Friday, February 27, 2009

A Master with a Strong Hand


Yesterday another Master in our city, Marcos, happened to say to me, "yes it is said that women prefer a Master with a strong hand".


Somehow those words made me think and immediately realize that it was more a case of fearing a Master with a weak hand!


Within our community there is one Master who uses as his tagline in forum postings, "An abused slave is a happy slave"... and every time I see those words I get the shivers. I personally have no desire to be abused.


What I seek in my M/s relationship is the things that are not available/obtainable (at least not by me) in an equal relationship, or a relationship where I would call the shots.


For me equal relationships with men have always been an endless string of struggles for power. It is tiring deciding who get's to decide, what's fair, who's right about everything, everyday, 24-7. Those wrangles take a toll on intimacy. And how easy is it to say, "I was wrong. I screwed up" when you know that admission is going onto some spousal scorecard to be retrieved when the next argument comes up and he needs to impune your record of behaviour or reliability.


Personally I have been pretending to be perfect for so long and deflecting all criticism that there has been no real room for personal growth. And I can never let my guard down with an equal partner who is a constant sparring partner.


While I am trying so hard to get my way, maintain my power, win my arguments there is little room for me to feel sexy, feminine, loving, protected, cherished or .... OWNED!

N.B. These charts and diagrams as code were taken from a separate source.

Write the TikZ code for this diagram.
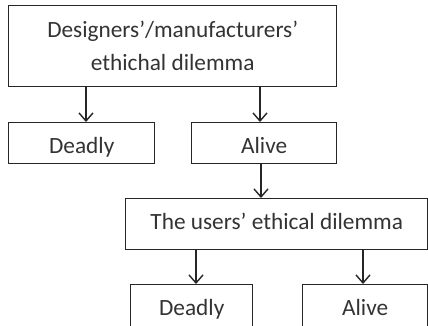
\documentclass[tikz,border=0pt]{standalone}
\usepackage{fontspec}
\setmainfont{Carlito}
\usetikzlibrary{arrows.meta}
\begin{document}
\begin{tikzpicture}[x=1pt,y=-1pt,
  box/.style={draw=black!85,line width=1.4pt,rectangle,inner sep=0pt,anchor=north west,font=\fontsize{23.3}{33}\selectfont,text=black!80},
  one/.style={text height=16pt,text depth=5pt},
  arr/.style={draw=black!85,line width=1.4pt,-{Straight Barb[length=8pt,width=14pt,line width=1.4pt]}}]
\useasboundingbox (0,0) rectangle (428,325);
\clip (0,0) rectangle (428,325);
\node[box,minimum width=328pt,minimum height=81pt,align=center] (top) at (8,5) {Designers’/manufacturers’\\ethichal dilemma};
\node[box,one,text height=26pt,minimum width=146pt,minimum height=41pt] (d1) at (8,122) {Deadly};
\node[box,one,text height=26pt,minimum width=145pt,minimum height=41pt] (a1) at (191,122) {Alive};
\node[box,one,minimum width=302pt,minimum height=51pt] (u) at (125,198) {The users’ ethical dilemma};
\node[box,one,minimum width=122pt,minimum height=51pt] (d2) at (130,284) {Deadly};
\node[box,one,minimum width=125pt,minimum height=51pt] (a2) at (302,284) {Alive};
\draw[arr] (top.south -| 86,0) -- (d1.north -| 86,0);
\draw[arr] (top.south -| 260,0) -- (a1.north -| 260,0);
\draw[arr] (a1.south -| 261,0) -- (u.north -| 261,0);
\draw[arr] (u.south -| 196,0) -- (d2.north -| 196,0);
\draw[arr] (u.south -| 363,0) -- (a2.north -| 363,0);
\end{tikzpicture}
\end{document}
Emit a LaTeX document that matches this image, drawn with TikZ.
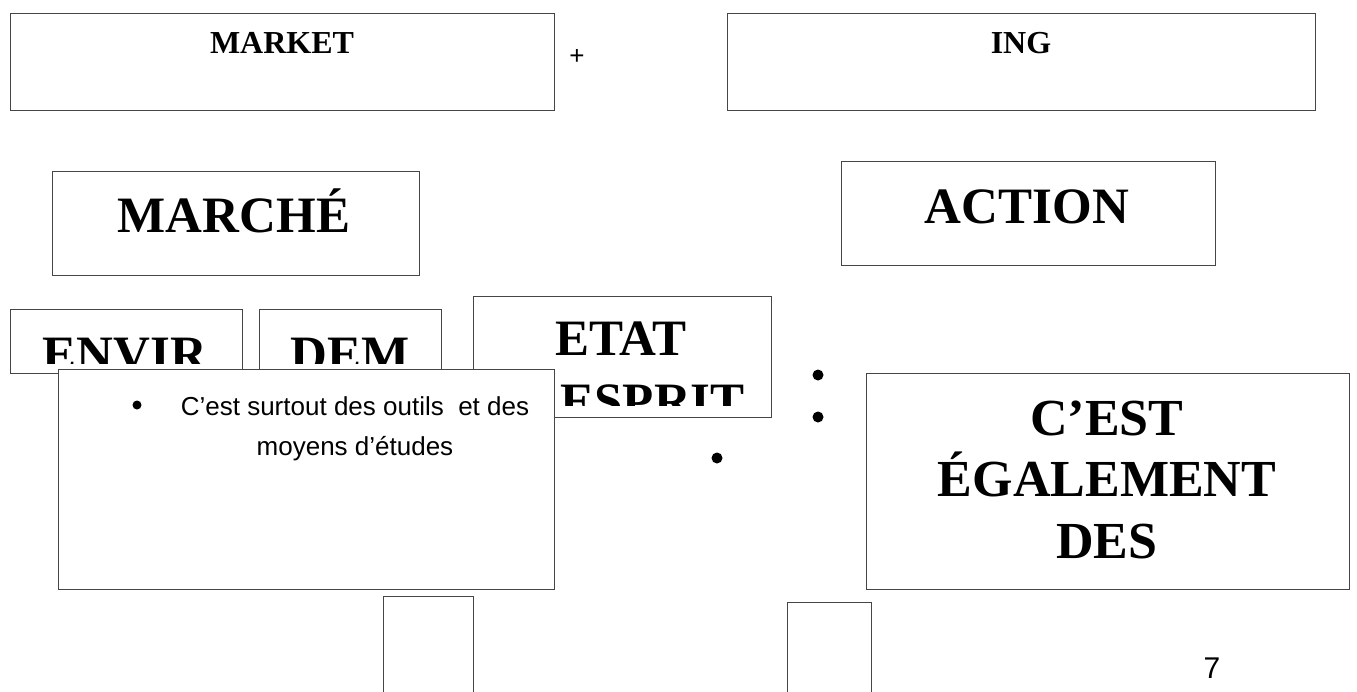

I know my Master is not always right about things. He has his blind spots. I have mine. But having agreed that his decisions are final, a vast majority of opportunity for discord is eradicated. As he happens to be a wise, fair person who is happy to listen to my ideas, this does not feel like oppression but rather a natural and peaceful way to exist.


The strong hand becomes evident when my Master is not pleased with something, corrects me or feels I need to improve in some area. I'm totally unused to criticism in my life. I react terribly to it and generally have never spoken to people again who have strongly called me out on things I've done wrong. I run. I lie. I hide. I quit jobs. I break with friends. But I never, ever say, "I'm wrong. I'm sorry."

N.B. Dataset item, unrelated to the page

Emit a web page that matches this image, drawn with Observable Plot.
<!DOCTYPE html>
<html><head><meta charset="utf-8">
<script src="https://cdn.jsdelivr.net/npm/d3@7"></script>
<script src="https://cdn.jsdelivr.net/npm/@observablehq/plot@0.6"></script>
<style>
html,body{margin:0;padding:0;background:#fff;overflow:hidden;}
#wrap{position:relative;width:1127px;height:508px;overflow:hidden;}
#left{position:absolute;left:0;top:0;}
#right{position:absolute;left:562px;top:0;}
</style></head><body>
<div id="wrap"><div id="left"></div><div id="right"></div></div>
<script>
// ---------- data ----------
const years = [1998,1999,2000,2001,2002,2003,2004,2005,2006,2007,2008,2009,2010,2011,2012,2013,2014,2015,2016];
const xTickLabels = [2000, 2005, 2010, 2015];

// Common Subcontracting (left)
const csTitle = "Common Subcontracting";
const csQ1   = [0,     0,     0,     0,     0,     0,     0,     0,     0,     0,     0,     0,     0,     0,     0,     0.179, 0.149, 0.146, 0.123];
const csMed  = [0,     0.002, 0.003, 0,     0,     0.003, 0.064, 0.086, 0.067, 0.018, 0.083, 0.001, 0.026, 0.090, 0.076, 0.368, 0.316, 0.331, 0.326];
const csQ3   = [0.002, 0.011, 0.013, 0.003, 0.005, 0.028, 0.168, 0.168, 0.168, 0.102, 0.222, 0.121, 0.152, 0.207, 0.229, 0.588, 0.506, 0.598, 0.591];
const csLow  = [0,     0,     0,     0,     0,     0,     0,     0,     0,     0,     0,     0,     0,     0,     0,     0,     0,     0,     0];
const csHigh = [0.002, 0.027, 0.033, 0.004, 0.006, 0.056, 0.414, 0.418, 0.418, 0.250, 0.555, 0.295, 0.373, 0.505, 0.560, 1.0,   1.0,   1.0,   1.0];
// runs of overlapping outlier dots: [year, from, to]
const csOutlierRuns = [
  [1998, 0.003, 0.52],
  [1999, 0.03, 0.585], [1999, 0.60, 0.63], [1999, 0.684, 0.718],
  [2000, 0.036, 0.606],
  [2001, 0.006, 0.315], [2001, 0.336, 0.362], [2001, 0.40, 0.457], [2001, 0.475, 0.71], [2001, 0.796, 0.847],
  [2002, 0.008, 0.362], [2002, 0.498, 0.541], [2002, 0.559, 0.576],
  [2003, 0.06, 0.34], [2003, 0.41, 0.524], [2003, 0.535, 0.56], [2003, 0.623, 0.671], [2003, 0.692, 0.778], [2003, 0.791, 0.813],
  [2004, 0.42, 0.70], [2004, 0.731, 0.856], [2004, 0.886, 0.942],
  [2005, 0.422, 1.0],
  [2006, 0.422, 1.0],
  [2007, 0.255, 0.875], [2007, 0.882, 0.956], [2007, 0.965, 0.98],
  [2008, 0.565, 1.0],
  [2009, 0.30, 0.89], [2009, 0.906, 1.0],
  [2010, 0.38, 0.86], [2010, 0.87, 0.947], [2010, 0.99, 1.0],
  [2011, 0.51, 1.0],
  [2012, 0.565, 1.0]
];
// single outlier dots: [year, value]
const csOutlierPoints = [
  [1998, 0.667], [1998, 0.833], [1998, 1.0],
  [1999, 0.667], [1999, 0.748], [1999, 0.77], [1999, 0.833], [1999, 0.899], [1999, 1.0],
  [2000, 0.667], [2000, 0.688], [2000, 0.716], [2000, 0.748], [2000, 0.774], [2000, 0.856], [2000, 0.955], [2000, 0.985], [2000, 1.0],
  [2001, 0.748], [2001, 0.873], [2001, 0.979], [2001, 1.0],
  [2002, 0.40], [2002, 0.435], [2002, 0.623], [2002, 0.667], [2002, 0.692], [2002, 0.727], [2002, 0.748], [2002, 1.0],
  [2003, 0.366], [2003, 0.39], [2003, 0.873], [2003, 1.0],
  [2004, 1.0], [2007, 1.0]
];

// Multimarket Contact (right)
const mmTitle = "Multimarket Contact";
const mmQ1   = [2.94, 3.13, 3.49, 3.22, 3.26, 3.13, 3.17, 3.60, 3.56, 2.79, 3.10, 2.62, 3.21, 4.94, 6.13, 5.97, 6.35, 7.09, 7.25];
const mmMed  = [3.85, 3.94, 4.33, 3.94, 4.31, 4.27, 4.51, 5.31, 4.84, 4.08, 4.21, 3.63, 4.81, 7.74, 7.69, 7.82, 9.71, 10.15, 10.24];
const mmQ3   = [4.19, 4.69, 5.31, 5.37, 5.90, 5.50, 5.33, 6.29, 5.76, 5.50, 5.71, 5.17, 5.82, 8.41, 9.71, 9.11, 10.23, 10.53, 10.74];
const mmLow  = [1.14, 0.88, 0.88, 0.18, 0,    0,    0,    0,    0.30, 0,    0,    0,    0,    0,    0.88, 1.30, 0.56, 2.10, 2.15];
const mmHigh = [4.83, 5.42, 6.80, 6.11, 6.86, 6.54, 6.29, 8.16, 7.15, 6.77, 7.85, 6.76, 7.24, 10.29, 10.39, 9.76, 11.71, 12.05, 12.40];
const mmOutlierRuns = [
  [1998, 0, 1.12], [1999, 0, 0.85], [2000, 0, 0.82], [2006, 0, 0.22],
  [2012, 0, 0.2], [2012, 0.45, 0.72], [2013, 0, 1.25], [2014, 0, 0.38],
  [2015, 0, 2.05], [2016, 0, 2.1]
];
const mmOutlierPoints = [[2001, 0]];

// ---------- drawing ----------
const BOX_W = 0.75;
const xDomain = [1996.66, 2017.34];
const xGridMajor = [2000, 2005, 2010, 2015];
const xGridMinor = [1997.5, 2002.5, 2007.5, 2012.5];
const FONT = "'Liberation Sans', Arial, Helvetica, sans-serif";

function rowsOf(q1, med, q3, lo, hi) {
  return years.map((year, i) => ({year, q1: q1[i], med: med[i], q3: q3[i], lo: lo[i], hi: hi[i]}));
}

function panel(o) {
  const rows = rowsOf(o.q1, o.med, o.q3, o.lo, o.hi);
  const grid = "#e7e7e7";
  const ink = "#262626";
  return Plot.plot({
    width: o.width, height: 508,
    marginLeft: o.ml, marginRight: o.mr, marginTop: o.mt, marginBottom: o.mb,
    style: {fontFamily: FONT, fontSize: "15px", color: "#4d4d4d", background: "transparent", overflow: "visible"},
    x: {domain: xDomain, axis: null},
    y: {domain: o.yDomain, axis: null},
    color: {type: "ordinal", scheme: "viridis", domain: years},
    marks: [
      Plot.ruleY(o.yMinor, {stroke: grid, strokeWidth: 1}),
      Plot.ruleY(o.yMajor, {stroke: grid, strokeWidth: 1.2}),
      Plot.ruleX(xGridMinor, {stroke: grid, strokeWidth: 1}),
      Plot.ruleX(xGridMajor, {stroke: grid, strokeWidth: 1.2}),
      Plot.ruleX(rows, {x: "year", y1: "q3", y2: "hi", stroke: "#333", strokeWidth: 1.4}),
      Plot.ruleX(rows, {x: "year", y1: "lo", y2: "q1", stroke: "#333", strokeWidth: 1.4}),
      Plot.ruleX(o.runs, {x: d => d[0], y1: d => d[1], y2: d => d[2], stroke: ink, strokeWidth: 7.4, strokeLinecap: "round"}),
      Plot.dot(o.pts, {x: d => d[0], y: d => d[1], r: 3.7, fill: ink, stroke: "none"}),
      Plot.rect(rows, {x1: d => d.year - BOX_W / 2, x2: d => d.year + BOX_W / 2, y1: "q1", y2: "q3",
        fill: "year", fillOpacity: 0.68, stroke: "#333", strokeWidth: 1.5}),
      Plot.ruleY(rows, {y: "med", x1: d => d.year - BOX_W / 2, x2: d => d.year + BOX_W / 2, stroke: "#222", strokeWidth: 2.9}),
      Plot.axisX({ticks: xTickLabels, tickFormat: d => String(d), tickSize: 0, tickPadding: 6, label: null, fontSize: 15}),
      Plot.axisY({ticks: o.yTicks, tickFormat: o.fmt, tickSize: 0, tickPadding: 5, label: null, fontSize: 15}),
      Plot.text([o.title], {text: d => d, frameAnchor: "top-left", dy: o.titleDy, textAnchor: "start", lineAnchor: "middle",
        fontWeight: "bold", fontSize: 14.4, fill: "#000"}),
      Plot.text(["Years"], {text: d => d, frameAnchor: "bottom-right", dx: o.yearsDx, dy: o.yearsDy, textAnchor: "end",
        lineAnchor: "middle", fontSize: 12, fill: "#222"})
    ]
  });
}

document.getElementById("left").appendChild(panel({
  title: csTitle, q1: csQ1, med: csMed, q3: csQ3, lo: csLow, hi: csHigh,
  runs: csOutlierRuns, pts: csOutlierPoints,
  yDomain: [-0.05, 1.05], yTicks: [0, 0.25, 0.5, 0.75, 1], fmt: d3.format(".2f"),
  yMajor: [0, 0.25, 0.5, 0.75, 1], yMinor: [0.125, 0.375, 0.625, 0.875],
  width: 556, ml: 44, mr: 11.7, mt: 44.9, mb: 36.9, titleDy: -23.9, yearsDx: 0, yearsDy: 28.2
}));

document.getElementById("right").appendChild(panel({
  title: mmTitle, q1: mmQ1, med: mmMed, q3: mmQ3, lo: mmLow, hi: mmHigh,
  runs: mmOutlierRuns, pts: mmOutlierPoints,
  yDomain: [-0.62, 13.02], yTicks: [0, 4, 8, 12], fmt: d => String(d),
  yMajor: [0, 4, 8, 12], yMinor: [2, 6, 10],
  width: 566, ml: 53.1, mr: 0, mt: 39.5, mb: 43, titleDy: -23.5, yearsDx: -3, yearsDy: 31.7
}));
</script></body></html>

As a result my Master was riding a really bucking filly when he first tried to school me to new behaviours or ways of thought. I have seriously tried to buck him off me... slip the collar and/or annoy him so much he'd set me free during two episodes. He has used all the tools of the skilled horse trainer in getting his mount to obey his commands. Gentle words, calming hands, a firm grip on the leash, a touch of the lash and occasionally some sort of symbolic bit between my teeth... additional controls during troublesome periods. His patience and hardness during these times, I later saw as an evidence of his caring and self-Mastery. It would have been soooo much easier to have let me run away... forget me... so much harder to weather the stormy seas. Yet he did with remarkable calm, steely determination and .... yes a strong hand.